Dan Hyde noted the need to accommodate neurodiverse employees was felt much more acutely now. “Apparently 25% of the workforce will be neurodiverse in the future. And to cater for that as well, they so often struggle within standard offices and office culture, but can be very, very high performing, you want all your people in your workforce performing.”

But the conversation also covered the impact of AI on work which was considered from various perspectives. Carolyn Hicks said AI would change but not eliminate jobs. 

Curium chair Tracy Westall noted the pandemic highlighted that not all jobs allowed remote work.

“What the pandemic did show us is not everybody works in the same way. If we roll that forward and think about the future of work, we can’t use that as the template because AI, for example, will affect a lot of those workers.” 

Debra Cooper felt AI could assist complex legal work but not replace human creativity. Innovation advisor Chris Dugdale-Wilde of Drees & Sommer UK warned of challenges adopting AI while emphasising strategy and awareness. 

Data management was deemed fundamental to the success of AI as long as it’s aligned with strategy. 

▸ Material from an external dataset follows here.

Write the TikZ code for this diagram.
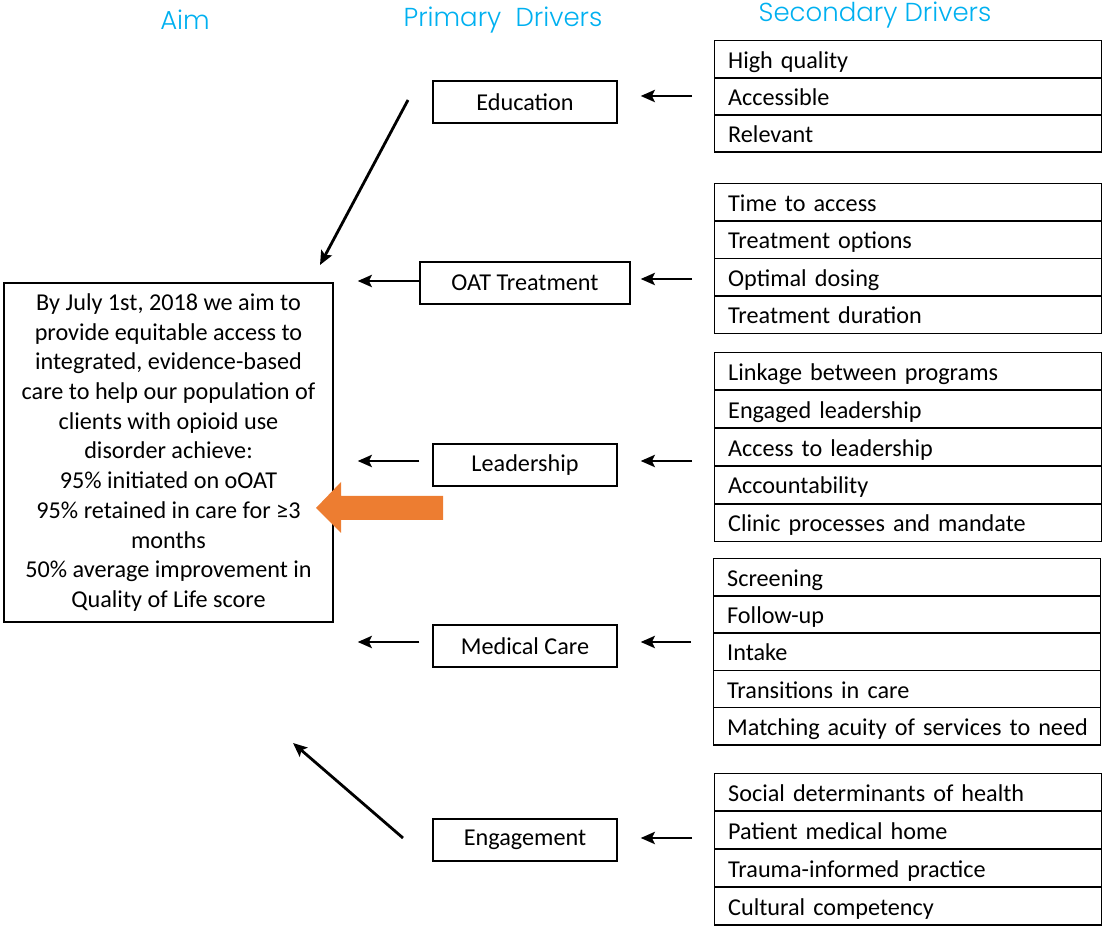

Carolyn Hicks discussed challenges collecting and using data overwhelming some clients. 

“We don’t have a conversation with a client that doesn’t talk about technology and digital. But we are still seeing a real fear about what that AI is and where it could take them and then how they male those strategic decisions about what to do because it is an absolute unknown risk. 

“We can’t really predict how this is going to play out. So there are a whole lot of organisations who are just going to sit back and wait and see. And there are those that will be a little bit more braver, and kind of test things out. So it’s very much a hot topic of discussion, with lots of testing out things in a very small way at the moment is what what we’re seeing.”

Debra Cooper described unorganised data across systems challenging large institutional clients.

Dawid Jaworski said Safety Culture has implemented quite a few AI tools over the past year and seen a big shift in the way people are currently working. 

“What we see is upskilling people across our workforce on how to use the AI tools effectively to help them with the current workload,” he said. 

Tracy Westall

Tracy Westall reflected on generational differences in work priorities compared to the experiences of her daughter who works as a paramedic.

Andy Dawson concluded the meeting by emphasising the importance of leadership in customising change management approaches to each organisation’s unique circumstances and balancing technology, work culture and people.

“I think future success is about how you can pull them together and do it in a way that’s right for your business, your team, your people, your place. And I think that’s what differentiates the future success,” he said.